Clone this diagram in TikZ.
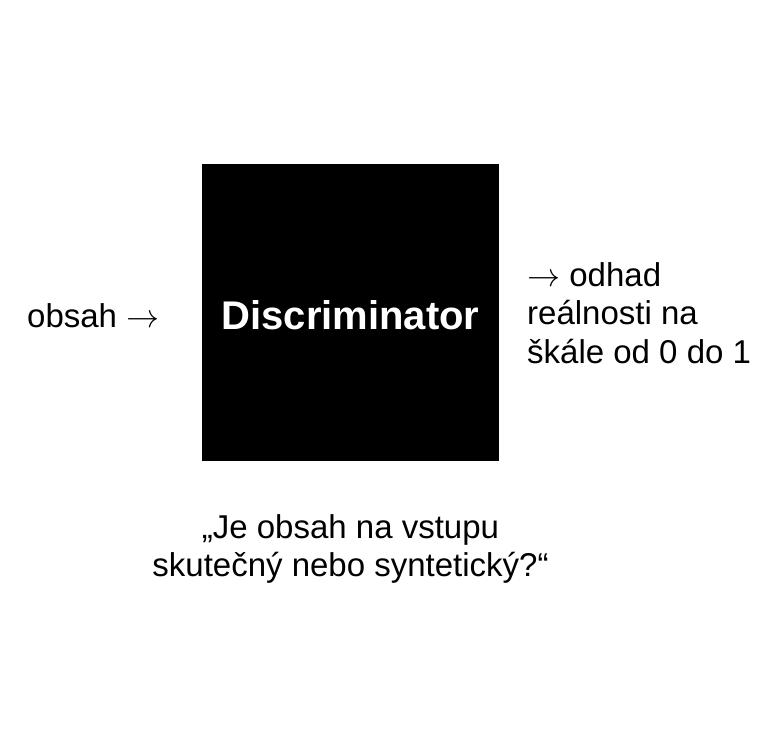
\RequirePackage{fix-cm}
\documentclass[tikz,border=0pt]{standalone}
\usepackage{fontspec}
\setmainfont{Liberation Sans}
\usepackage{tikz}

\newcommand{\sipka}{$\rightarrow$}

\tikzset{
  popis/.style={font=\fontsize{33}{38.5}\selectfont, inner sep=0pt},
  blok/.style={fill=black, text=white, minimum size=297pt, inner sep=0pt,
    font=\fontsize{40}{44}\selectfont\bfseries}
}

\begin{document}
\begin{tikzpicture}[x=1pt, y=-1pt]

% --- canvas (pixels from top-left) ---
\useasboundingbox (0,0) rectangle (776,750);

% the discriminator box
\node[blok] (disc) at (350.5,312) {};
\node[blok, fill=none, minimum size=0pt, anchor=base] (nazev) at (350.5,329) {Discriminator};

% input / output text
\node[popis, anchor=base west] (vstup) at (27,327) {obsah \sipka};
\node[popis, anchor=west, align=left] (vystup) at (527,313)
  {\sipka{} odhad\\reálnosti na\\škále od 0 do 1};

% question below
\node[popis, anchor=north, align=center] (otazka) at (350.5,514)
  {„Je obsah na vstupu\\skutečný nebo syntetický?“};

\end{tikzpicture}
\end{document}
· · · · · · ·
> **Written instruction**: Repeat the data exactly in full, omitting its pictures.

> **Output for this task**:
Clone this diagram in TikZ.
\RequirePackage{fix-cm}
\documentclass[tikz,border=0pt]{standalone}
\usepackage{fontspec}
\setmainfont{Liberation Sans}
\usepackage{tikz}

\newcommand{\sipka}{$\rightarrow$}

\tikzset{
  popis/.style={font=\fontsize{33}{38.5}\selectfont, inner sep=0pt},
  blok/.style={fill=black, text=white, minimum size=297pt, inner sep=0pt,
    font=\fontsize{40}{44}\selectfont\bfseries}
}

\begin{document}
\begin{tikzpicture}[x=1pt, y=-1pt]

% --- canvas (pixels from top-left) ---
\useasboundingbox (0,0) rectangle (776,750);

% the discriminator box
\node[blok] (disc) at (350.5,312) {};
\node[blok, fill=none, minimum size=0pt, anchor=base] (nazev) at (350.5,329) {Discriminator};

% input / output text
\node[popis, anchor=base west] (vstup) at (27,327) {obsah \sipka};
\node[popis, anchor=west, align=left] (vystup) at (527,313)
  {\sipka{} odhad\\reálnosti na\\škále od 0 do 1};

% question below
\node[popis, anchor=north, align=center] (otazka) at (350.5,514)
  {„Je obsah na vstupu\\skutečný nebo syntetický?“};

\end{tikzpicture}
\end{document}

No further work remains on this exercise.